Directed by: Sam Raimi
Starring: James Franco, Mila Kunis, Rachel Weisz, Michelle Williams, Zach Braff
Rated: PG for sequences of action and scary images, and brief mild language
Making what is essentially a prequel to one of the most beloved films of all time is a risky business. “Oz, The Great and Powerful” gives us the story of how the titular wizard in “The Wizard of Oz” got to where he is when Dorothy meets him. It’s not a perfect film by any means, but it has all the magic and charm we can expect from a Disney film.
Oscar (James Franco) is a sideshow magician in a travelling circus. He’s more than a bit of a ladies’ man, a con artist used to lying and manipulating to get what he wants. When he winds up on the run in his balloon (from an enraged boyfriend of one of his recent conquests), he’s sucked up into a tornado and winds up in Oz. There, he meets Theodora (Mila Kunis), who tells him he’s obviously the wizard spoken of in a prophecy made by the last king, who was poisoned by the Wicked Witch. When he learns that the wizard gets to be king and have vast amounts of gold, Oz is in.

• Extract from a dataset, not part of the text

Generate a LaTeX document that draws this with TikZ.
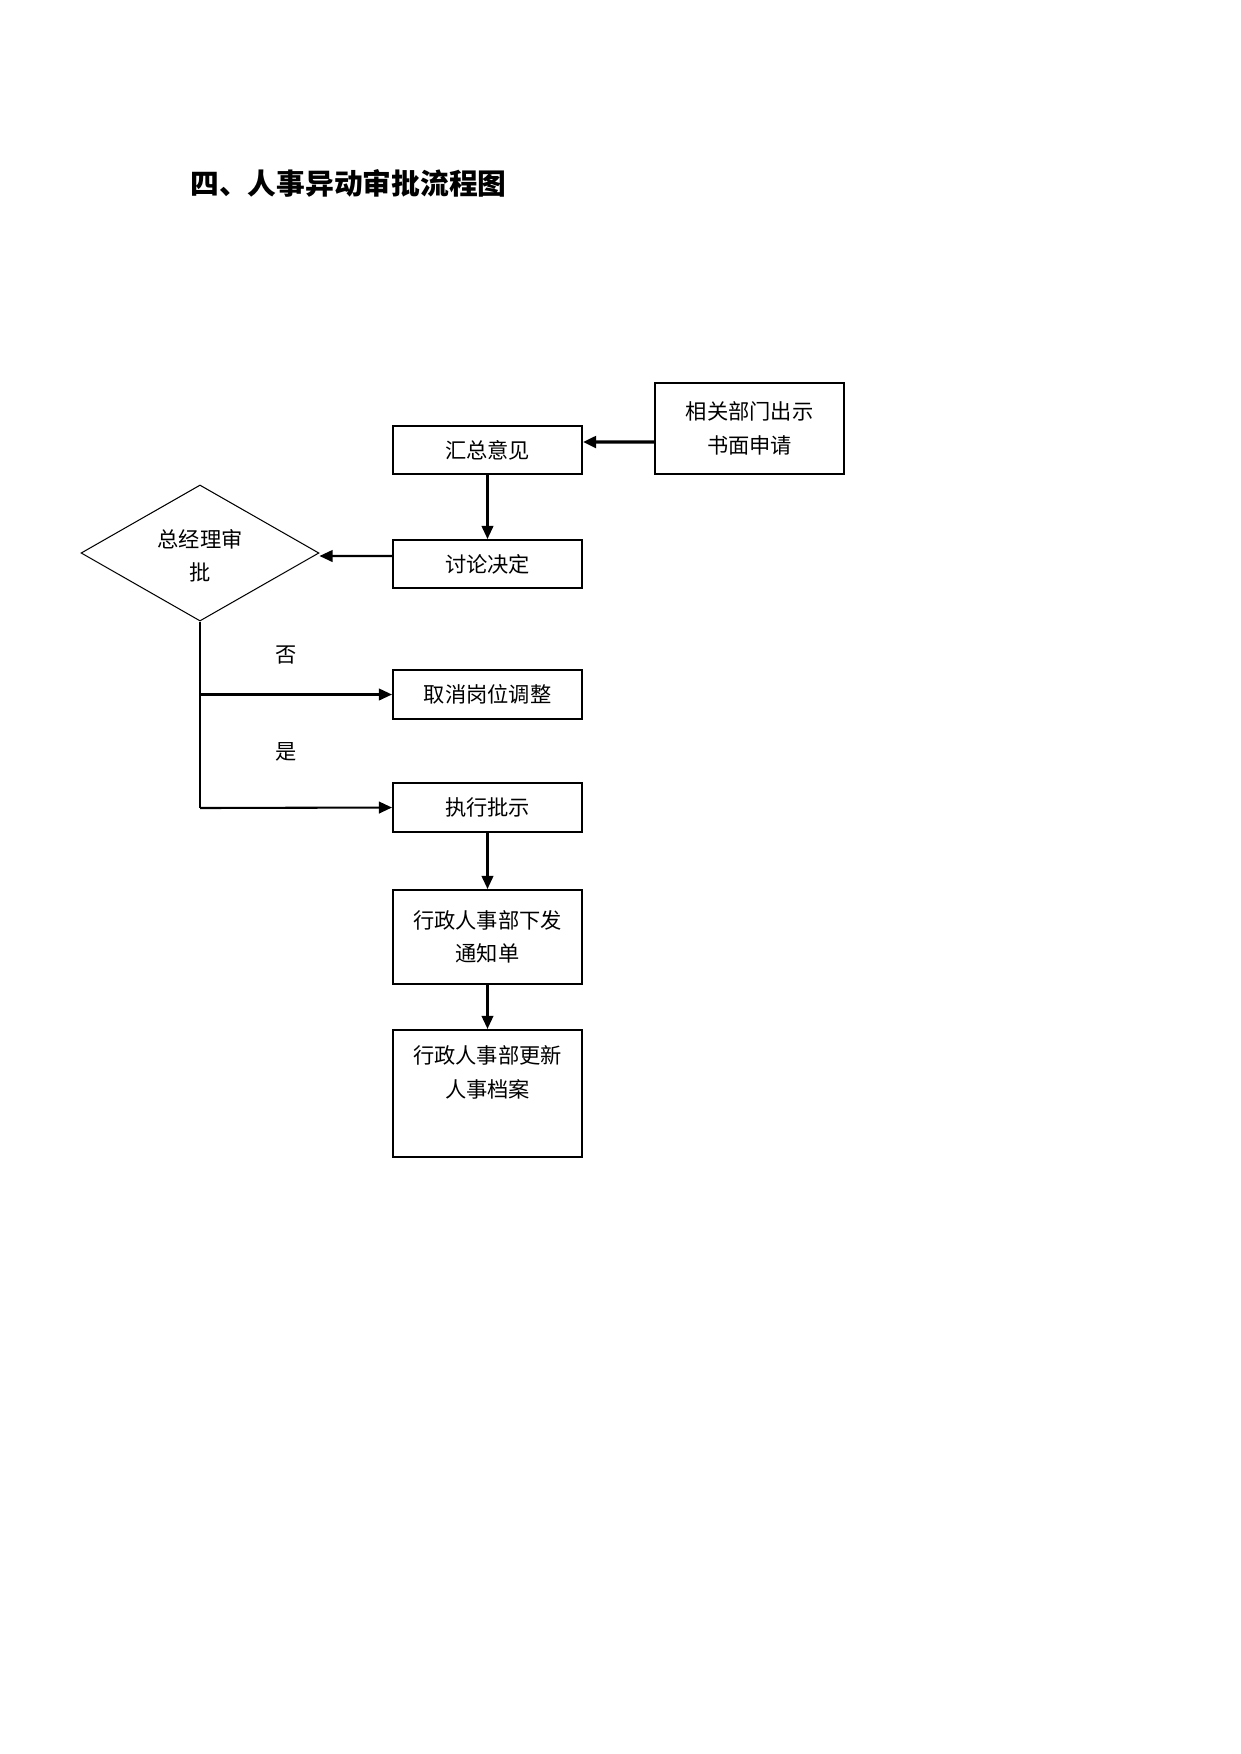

Of course, it turns out that things are way more complicated than he thought. The Wicked Witch he sets out to kill (Michelle Williams) isn’t who he thinks, Theodora’s sister Evanora (Rachel Weisz) is suspicious of his credentials, and the people of Oz are far from the army one really needs to defeat a powerful witch.
Franco gets off to a somewhat rough start, with the pre-Oz material feeling a bit off kilter. Once the film hits Oz, however, he hits his stride – and I found myself wondering if maybe the pre-Oz material is intended to feel strained. Regardless, Franco makes his con man character someone we can root for even while he proves over and over that he’s not a very good person. He has a decent heart, but ultimately he subsists on tricks and lies.
The women all commit to their roles 100%. Kunis and Weisz get to chew a bit of scenery, and Williams’ talent shines even with the fairly simple role she’s given.
The special effects are impressive, especially those requiring motion capture. China Girl (Joey King) is a small girl made out of china whom Oz rescues early on. She insists on going with him, and it’s almost immediately easy to forget that she’s entirely computer-generated. Apparently the actors were actually on set for all the motion-capture work, and their facial reactions were used by the computer animators. Likewise, Zach Braff’s turn as Finley, a winged monkey who becomes Oz’s lackey, is surprisingly lifelike – due mostly to the excellent facial expression work.
The Land of Oz itself is almost a character in its own right, and the effects don’t disappoint here, either. Strange plants and animals, glorious vistas, and the Emerald City are all reimagined in a way that references the Judy Garland film without simply copying it. There are also heaps of little nods to that earlier film, so its fans will likely be pleased.
This being a Disney film, I probably don’t have to point out that it’s full of unfortunate, old fairytale tropes – good people are beautiful, evil people are ugly (or get turned ugly by the end); you need a man to lead an army; women with real power are evil; etc. For most viewers, the charm of the film will likely overwhelm any negative reaction to these common issues, but for some they’ll be dealbreakers.
So, if you want a charming and beautiful film that’s a fairy tale about the man who becomes the Wonderful Wizard of Oz, do not miss “Oz the Great and Powerful.” If you’re hoping for a stereotype-smashing, progressive version of Oz (in other words, one faithful to the feminist themes of L. Frank Baum’s books), you should probably stay away.